Last week the Senate Select Committee on Intelligence approved an amendment to the fiscal 2013 intelligence authorization bill titled “Preventing Unauthorized Disclosures of Classified Information.”
Such a law wouldn’t prevent leaks. Leaks are part of the relationship between journalists and government officials, especially regarding national security.
Let’s face it, in the past three decades, national security leaks have become a part of the clever public relations that dominate U.S. politics and even government.
Here are the leaks that have generated the current fuss:.
●I’ve written about the story that seems to have gotten the ball rolling: a New York Times piece by David Sanger on June 1. It laid out details of the Stuxnet and Flame computer programs that introduced malware to sabotage Iran’s nuclear program and gather data to assist the project.
Sanger first wrote of the classified projects in January 2009, before Obama took office, based on Bush administration sources.

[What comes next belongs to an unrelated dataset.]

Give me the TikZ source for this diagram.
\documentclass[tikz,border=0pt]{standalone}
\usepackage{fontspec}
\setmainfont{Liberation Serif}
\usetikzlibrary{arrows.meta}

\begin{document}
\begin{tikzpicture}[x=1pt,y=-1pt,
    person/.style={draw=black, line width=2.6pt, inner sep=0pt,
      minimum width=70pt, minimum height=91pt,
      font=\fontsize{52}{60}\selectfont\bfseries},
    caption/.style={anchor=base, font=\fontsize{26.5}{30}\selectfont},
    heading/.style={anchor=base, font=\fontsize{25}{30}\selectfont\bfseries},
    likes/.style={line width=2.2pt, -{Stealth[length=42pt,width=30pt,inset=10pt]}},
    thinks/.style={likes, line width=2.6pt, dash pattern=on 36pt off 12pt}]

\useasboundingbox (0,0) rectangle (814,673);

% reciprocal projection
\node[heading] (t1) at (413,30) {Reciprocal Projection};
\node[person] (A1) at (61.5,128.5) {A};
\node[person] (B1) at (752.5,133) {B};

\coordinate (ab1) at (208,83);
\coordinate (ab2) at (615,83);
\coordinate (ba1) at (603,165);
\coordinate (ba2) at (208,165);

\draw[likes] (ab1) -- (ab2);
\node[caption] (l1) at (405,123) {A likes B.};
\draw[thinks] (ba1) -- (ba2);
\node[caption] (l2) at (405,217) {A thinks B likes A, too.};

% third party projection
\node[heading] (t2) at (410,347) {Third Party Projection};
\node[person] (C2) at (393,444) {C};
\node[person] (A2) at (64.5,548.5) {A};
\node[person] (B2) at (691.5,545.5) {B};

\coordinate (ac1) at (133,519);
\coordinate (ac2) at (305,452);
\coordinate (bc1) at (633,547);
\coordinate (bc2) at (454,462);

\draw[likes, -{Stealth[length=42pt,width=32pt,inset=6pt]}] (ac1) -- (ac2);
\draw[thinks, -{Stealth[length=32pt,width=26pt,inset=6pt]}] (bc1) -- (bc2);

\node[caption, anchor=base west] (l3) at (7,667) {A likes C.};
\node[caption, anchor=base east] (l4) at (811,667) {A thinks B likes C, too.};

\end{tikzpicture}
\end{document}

More details poured out since then, in 2011 and this year from private computer security firms.
●There was the May leak about an intelligence agent who infiltrated the branch of al- Qaeda in Yemen and posed as a suicide bomber in a clever operation that uncovered a new type of underwear bomb. Though U.S. officials talked about it after its initial disclosure, the original leak came from Saudi intelligence, according to CBS News.
●Another so-called Obama administration leak is the disclosure of Shakil Afridi, the Pakistani doctor who aided the CIA in finding Osama bin Laden and who was arrested and convicted by the Pakistanis. His identity came to light after the May 2011 raid as a result of Pakistan’s probe and the doctor’s arrest, not from a U.S. leak.

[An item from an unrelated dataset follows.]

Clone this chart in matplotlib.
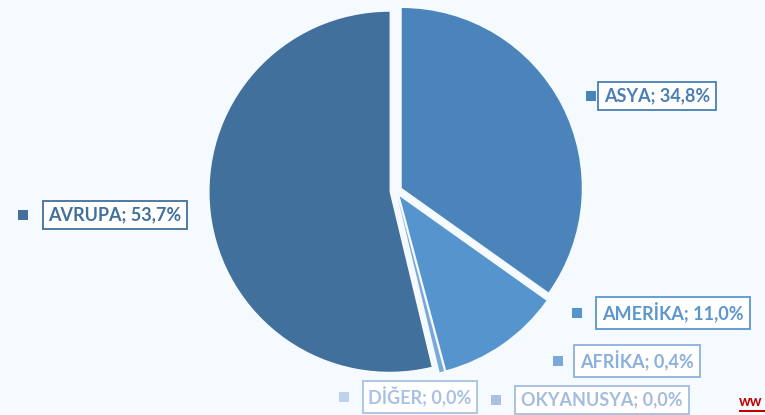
import matplotlib
matplotlib.use("Agg")
import matplotlib.pyplot as plt
from matplotlib.patches import Rectangle

# Data
categories = ["ASYA", "AMERİKA", "AFRİKA", "OKYANUSYA", "DİĞER", "AVRUPA"]
values = [34.8, 11.0, 0.4, 0.0, 0.0, 53.7]
label_texts = ["ASYA; 34,8%", "AMERİKA; 11,0%", "AFRİKA; 0,4%",
               "OKYANUSYA; 0,0%", "DİĞER; 0,0%", "AVRUPA; 53,7%"]
colors = ["#4A84BA", "#5594CC", "#7AA8DA", "#A8C2E4", "#BFD2EC", "#41709C"]
text_colors = ["#4A7EB6", "#5B96CE", "#8BB0DE", "#A4BCDD", "#A9C1E6", "#41709C"]

W, H = 765, 415
BG = "#F5FAFE"
fig = plt.figure(figsize=(W / 100, H / 100), dpi=100, facecolor=BG)

# pie axes: center (396,191) px, radius 180 px
cx, cy, r = 396, 191, 180
half = 1.2 * r
ax = fig.add_axes([(cx - half) / W, (H - cy - half) / H, 2 * half / W, 2 * half / H])
ax.set_facecolor(BG)
ax.axis("off")

explode = [0.036] * len(values)
wedges, _ = ax.pie(values, colors=colors, startangle=90, counterclock=False,
                   explode=explode, radius=1.0,
                   wedgeprops=dict(linewidth=0))
ax.set_xlim(-1.2, 1.2)
ax.set_ylim(-1.2, 1.2)

plt.rcParams['font.family'] = ['Lato', 'DejaVu Sans']

# label positions (box centers in px, marker x in px)
label_pos = {
    "ASYA": (657, 96, 591),
    "AMERİKA": (673, 313, 577),
    "AFRİKA": (637, 361, 558),
    "OKYANUSYA": (602, 400, 496),
    "DİĞER": (420, 397, 344),
    "AVRUPA": (115, 215, 23),
}

for cat, txt, col, tcol in zip(categories, label_texts, colors, text_colors):
    bx, by, mx = label_pos[cat]
    fig.text(bx / W, 1 - by / H, txt, ha="center", va="center",
             fontsize=13, fontweight="bold", color=tcol,
             bbox=dict(boxstyle="square,pad=0.32", facecolor="white",
                       edgecolor=tcol, linewidth=1.3))
    s = 10
    fig.add_artist(Rectangle(((mx - s / 2) / W, 1 - (by + s / 2) / H), s / W, s / H,
                             transform=fig.transFigure, facecolor=col,
                             edgecolor="none"))

# partial watermark at bottom right
fig.text(739 / W, 1 - 402 / H, "ww", ha="left", va="center", fontsize=10.5,
         fontweight="bold", color="#C00000")
fig.add_artist(Rectangle((739 / W, 1 - 412 / H), 30 / W, 2.5 / H,
                         transform=fig.transFigure, facecolor="#C00000",
                         edgecolor="none"))

fig.savefig("out.png", dpi=100, facecolor=BG)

That didn’t stop Rep. Peter King (R-N.Y.), chairman of the House Homeland Security Committee, from accusing the White House.
“They disclosed his identity,” he told Fox News.
●Another leak that has drawn GOP ire is the May 29 New York Times story that Obama has been personally approving the al Qaeda targets in Pakistan for CIA drone attacks. It’s hard to say what national security issue is endangered there, but it did burnish Obama’s image, already brightened by the bin Laden raid.
Presumptive GOP presidential nominee Mitt Romney picked up the leak issue in a speech July 24 to the Veterans of Foreign Wars, focusing initially on briefings and backgrounders after the Bin Laden raid. The sessions, he said, gave away “secret operational details.”